How the market gives us what we want – even if we are irrational

Wed 20 Oct 2010, 18:30

Venue
Royal Society of Arts, 8 John Adam Street, London WC2N 6EZ


Since Adam Smith, a liberal tradition in economics has seen the market as an institution in which privately-motivated individual actions produce socially beneficial consequences. 


This idea is usually theorised by assuming economic agents to be rational and by treating the satisfaction of rational preferences as the standard by which institutions are evaluated. However, the consensus around this view of markets has been disturbed by recent developments in behavioural economics, which point to the cognitive limitations of economic agents, the instability of preferences, and the existence of pro-social motivations which self-interest can ‘crowd out’. A common inference is that traditional presumptions in favour of the market and against paternalism are invalidated. 

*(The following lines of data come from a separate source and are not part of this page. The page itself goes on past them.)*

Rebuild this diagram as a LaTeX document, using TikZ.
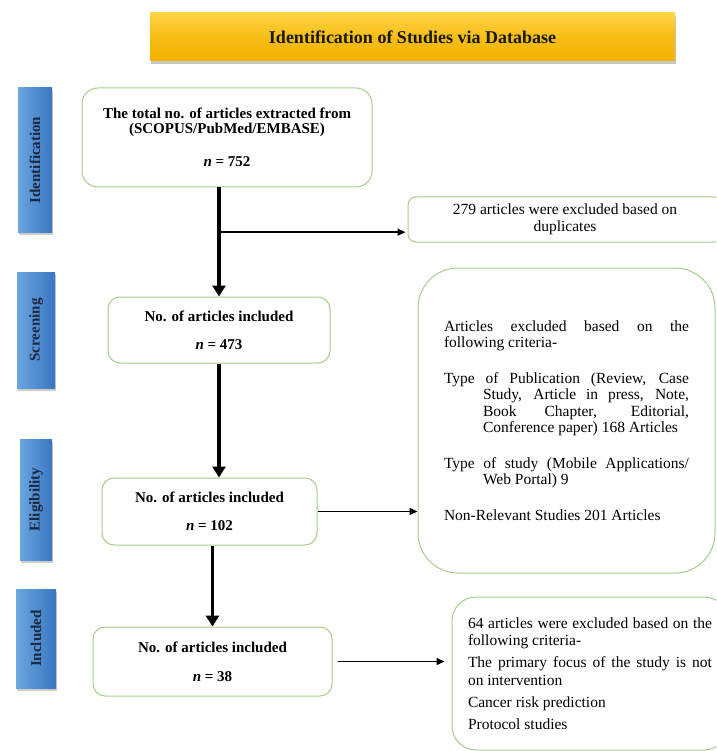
\documentclass[tikz,border=0pt]{standalone}
\usepackage{fontspec}
\setmainfont{Liberation Serif}
\usetikzlibrary{positioning,calc,arrows.meta,shadows}
\definecolor{boxgreen}{HTML}{A6CC8A}
\definecolor{stageL}{HTML}{6AA6E0}
\definecolor{stageR}{HTML}{3A76C0}
\definecolor{stagetext}{HTML}{1B2940}
\definecolor{goldT}{HTML}{FFD447}
\definecolor{goldB}{HTML}{F2B300}
\tikzset{font=\fontsize{15.5}{16.5}\selectfont}
\newcommand{\hangitem}{\hangindent=39pt\hangafter=1\relax}

\begin{document}
\begin{tikzpicture}[x=1pt, y=-1pt,
  banner/.style={top color=goldT, bottom color=goldB, middle color=goldB!70!goldT,
    drop shadow={opacity=0.45, shadow xshift=1pt, shadow yshift=-3pt},
    font=\bfseries\fontsize{18}{20}\selectfont, text=black!90},
  stage/.style={left color=stageL, right color=stageR,
    drop shadow={opacity=0.4, shadow xshift=1pt, shadow yshift=-3pt},
    inner sep=0pt, font=\bfseries\fontsize{15}{17}\selectfont, text=stagetext},
  flowbox/.style={draw=boxgreen, line width=1pt, rounded corners=12pt, align=center,
    inner sep=0pt, font=\bfseries\fontsize{15}{15}\selectfont},
  notebox/.style={draw=boxgreen, line width=1pt, inner sep=0pt, align=justify},
  thickarrow/.style={line width=3.6pt, -{Triangle[length=11pt,width=13pt]}},
  thinarrow/.style={line width=1.4pt, -{Triangle[length=8pt,width=7pt]}}]

  \clip (0,0) rectangle (716,751);

  % heading
  \node[banner, minimum width=525pt, minimum height=48pt] (title) at (412.5,37)
    {Identification of Studies via Database};

  % stages on the left
  \node[stage, minimum width=34pt, minimum height=144pt] (sIdent)  at (35,160)   {\rotatebox{90}{Identification}};
  \node[stage, minimum width=38pt, minimum height=116pt] (sScreen) at (36,330)   {\rotatebox{90}{Screening}};
  \node[stage, minimum width=32pt, minimum height=121pt] (sElig)   at (36,499.5) {\rotatebox{90}{Eligibility}};
  \node[stage, minimum width=40pt, minimum height=99pt]  (sIncl)   at (36,638.5) {\rotatebox{90}{Included}};

  % main flow
  \node[flowbox, minimum width=290pt, minimum height=99pt, rounded corners=16pt] (total) at (227,137.5)
    {The total no. of articles extracted from\\(SCOPUS/PubMed/EMBASE)\\[18pt]\textit{n} = 752};
  \node[flowbox, minimum width=222pt, minimum height=66pt] (incA) at (219,330)
    {No. of articles included\\[13pt]\textit{n} = 473};
  \node[flowbox, minimum width=215pt, minimum height=67pt] (incB) at (209.5,511.5)
    {No. of articles included\\[13pt]\textit{n} = 102};
  \node[flowbox, minimum width=239pt, minimum height=69pt] (incC) at (212.5,661.5)
    {No. of articles included\\[14pt]\textit{n} = 38};

  % exclusions
  \node[notebox, align=center, rounded corners=8pt, minimum width=314pt, minimum height=45pt] (dup) at (565,219.5)
    {279 articles were excluded based on\\duplicates};
  \node[notebox, rounded corners=40pt, text width=245pt, minimum width=297pt, minimum height=305pt] (excl) at (566.5,420.5)
    {\parindent=0pt\parskip=19pt
     Articles excluded based on the\linebreak following criteria-\par
     \hangitem Type of Publication (Review, Case\linebreak Study, Article in press, Note,\linebreak
       Book Chapter, Editorial,\linebreak Conference paper) 168 Articles\par
     \hangitem Type of study (Mobile Applications/\linebreak Web Portal) 9\par
     Non-Relevant Studies 201 Articles\par};
  \node[notebox, rounded corners=24pt, text width=244pt, minimum width=276pt, minimum height=153pt,
        font=\fontsize{15.5}{17.5}\selectfont] (final) at (590,673.5)
    {\parindent=0pt\parskip=4.5pt
     64 articles were excluded based on the\linebreak following criteria-\par
     The primary focus of the study is not\linebreak on intervention\par
     Cancer risk prediction\par
     Protocol studies\par};

  % connectors
  \draw[thickarrow] (total.south -| incA.north) -- (incA.north);
  \coordinate (split) at ($(total.south -| incA.north)!0.41!(incA.north)$);
  \draw[thinarrow] (split) -- ([xshift=-2pt]split -| dup.west);
  \draw[thickarrow] (incA.south) -- (incA.south |- incB.north);
  \draw[thickarrow] (incB.south -| incC.north) -- (incC.north);
  \draw[thinarrow] (incB.east) -- (incB.east -| excl.west);
  \draw[thinarrow] ([xshift=5pt]incC.east) -- ([xshift=-7pt]incC.east -| final.west);
\end{tikzpicture}
\end{document}
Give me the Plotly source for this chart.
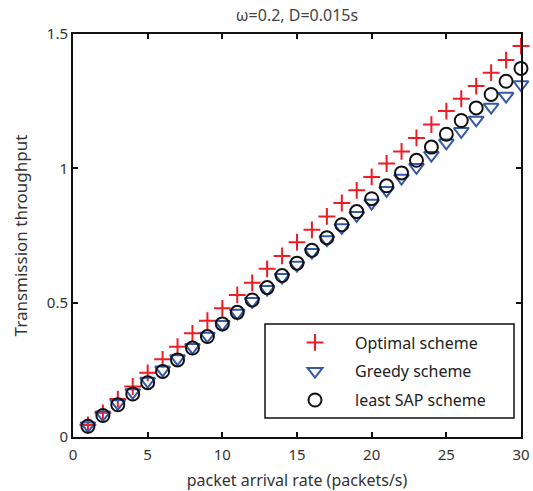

This lecture develops a different understanding of markets which retains the insights of the liberal tradition but is compatible with behavioural findings.
It starts from the idea that economic institutions should be evaluated in terms of the opportunities they provide, not the degree to which preferences are satisfied. Even if individuals recognise that their preferences are unstable, they can meaningfully value opportunities to make their own choices and to take responsibility for the consequences. 

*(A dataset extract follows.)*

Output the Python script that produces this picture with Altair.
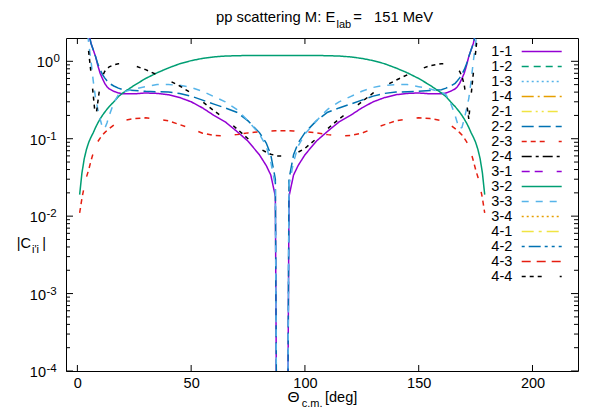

Competitive markets can also be shown to provide individuals – rational or irrational – with maximal opportunity for voluntary transactions.  Market transactions can be understood as belonging to a wider class of reciprocal relationships in civil society, based on joint intentions to achieve mutual benefit. 


Speaker:
Professor Robert Sugden FBA


About the speaker
Robert Sugden is Professor of Economics at the University of East Anglia, Norwich.  One of the pioneers of experimental and behavioural economics, he uses theoretical, experimental and philosophical methods to investigate the foundations of decision and game theory, the evolution of social conventions, and the methodology of economics.